Dr Fox told Sky News’s Paterson on Sunday the final decision on the border could not be made until a UK-EU trade deal had been agreed – despite warnings from Brussels that trade talks cannot proceed until the border issue is settled.
He said: “We don’t want there to be a hard border but the UK is going to be leaving the customs union and the single market.
“We have always had exceptions for Ireland – whether it’s in our voting rights, our rights of residence in the UK, we have always accepted a certain asymmetry and that will have to be part of whatever agreement we come to with the European Union.
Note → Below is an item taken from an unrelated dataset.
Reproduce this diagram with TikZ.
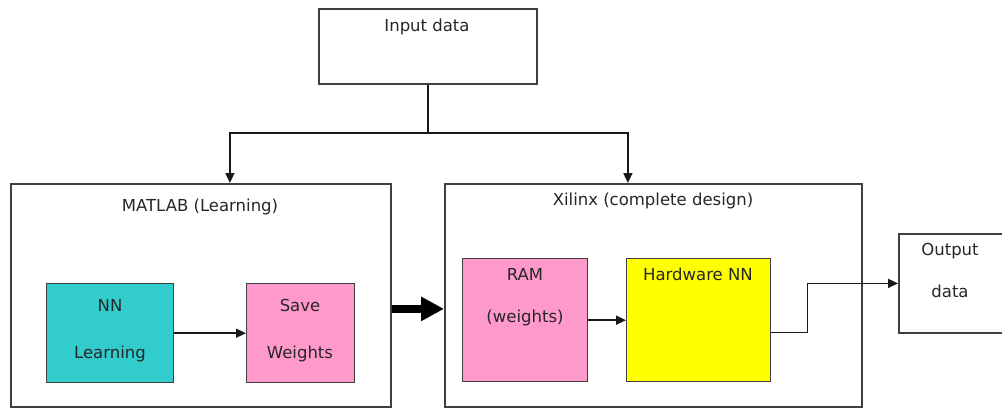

“We can’t get a final answer to the Irish question until we get an idea of the end state.
“And until we get into discussions with the European Union on the end state, that will be very difficult so the quicker we can do that the better – and we are still in the position where the EU doesn’t want to do that.”
He maintained the Government position that the UK would leave the customs union and the single market but insisted there would be no hard border – which would be traditionally required if Northern Ireland had different customs arrangements to its neighbours south of the border.
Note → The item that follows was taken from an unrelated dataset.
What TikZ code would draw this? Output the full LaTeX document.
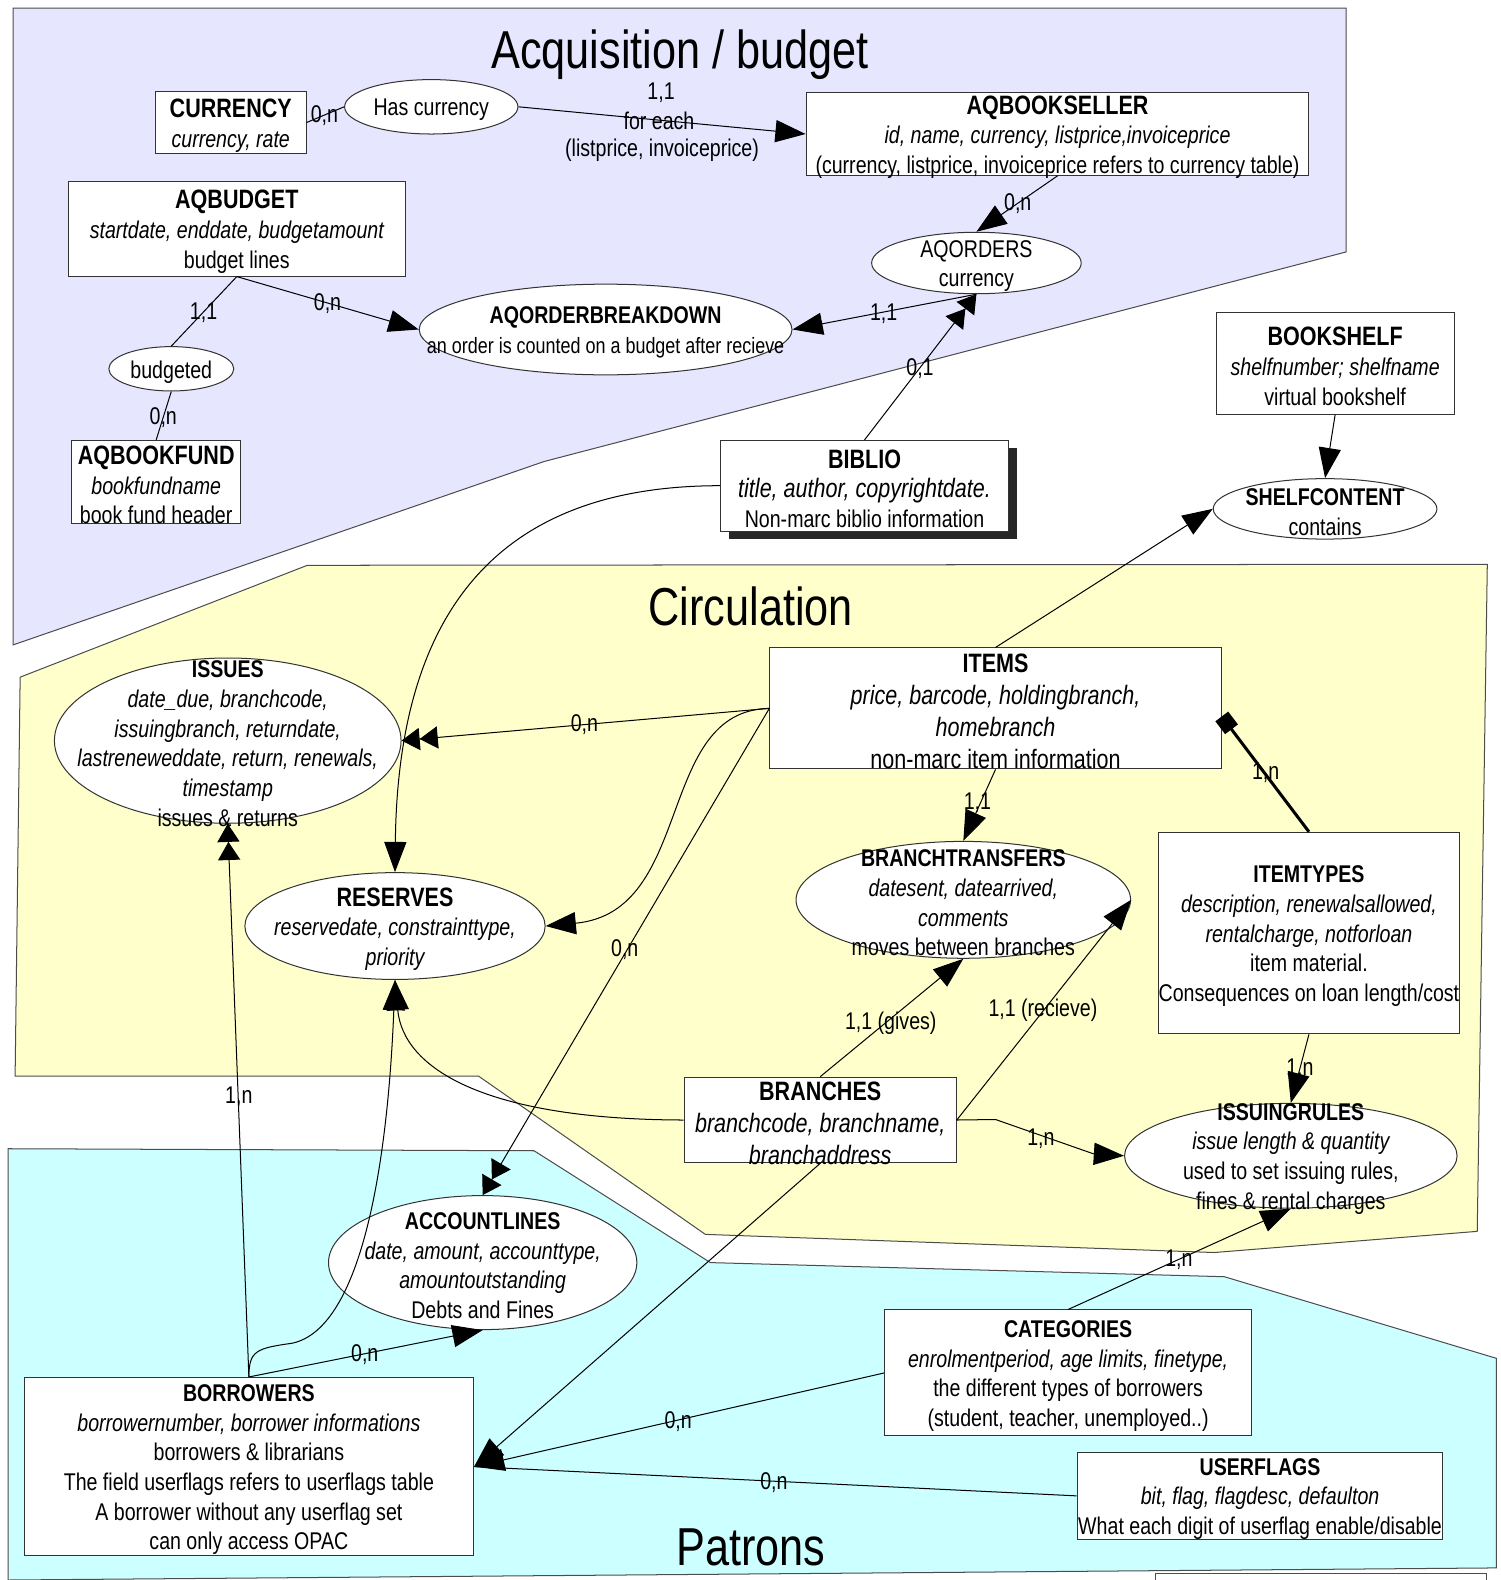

The ardent Brexiteer blamed Brussels for deadlocked talks, hitting out at the European Commission’s “obsession” with forging a closer union.
Dr Fox added: “I think the European Union countries need to consider the welfare and the economic prosperity of their people as opposed to the obsession of the commission about the concept of ever-closer union.
“I think this needs to be an economic Brexit, not a political one.”
Shadow Chancellor John McDonnell reacted with concern to the comments, saying: “I’m worried about this news from Liam Fox this morning.
“I think the one thing that we don’t want to do is jeopardise any movement quickly, because we need movement to enable us to get into the proper trade negotiations.
“So I’m hoping that isn’t a Downing Street sanctioned statement that’s he’s made.”
Earlier, Shadow International Trade Secretary Barry Gardiner said that Labour had not ruled out staying in the single market or a customs union with the European Union after Brexit.
He told BBC One’s Andrew Marr Show: “It’s not our call and it would be foolish of an opposition to actually put out there and say this is the solution, when we’re not in the negotiating table itself.
“If we’re at the negotiating table, we can have those discussions. I’d be very happy if Theresa May wanted to move over and call that election and let us do that.
“But until we’re round that table, it’s not sensible to say what you can get out of the negotiations, because you’re not sitting there like you and I are, looking at the whites of each other’s eyes and getting a deal.”
The Prime Minister is under pressure to get EU leaders to approve her withdrawal offer at a crunch meeting of the European Council on 4 December, where she will need to address the key issues of citizens rights, the Irish border and the so-called “divorce bill”.
If she is successful then talks will shift to the future trade relationship and settling the transition, likely to be between 2019 and 2021.
But the documents handed to The Independent show trouble ahead for the Prime Minister, as chief EU negotiator Michel Barnier wants to make giving the UK a good transition deal conditional on accepting EU regulations – a move likely to infuriate Brexiteers.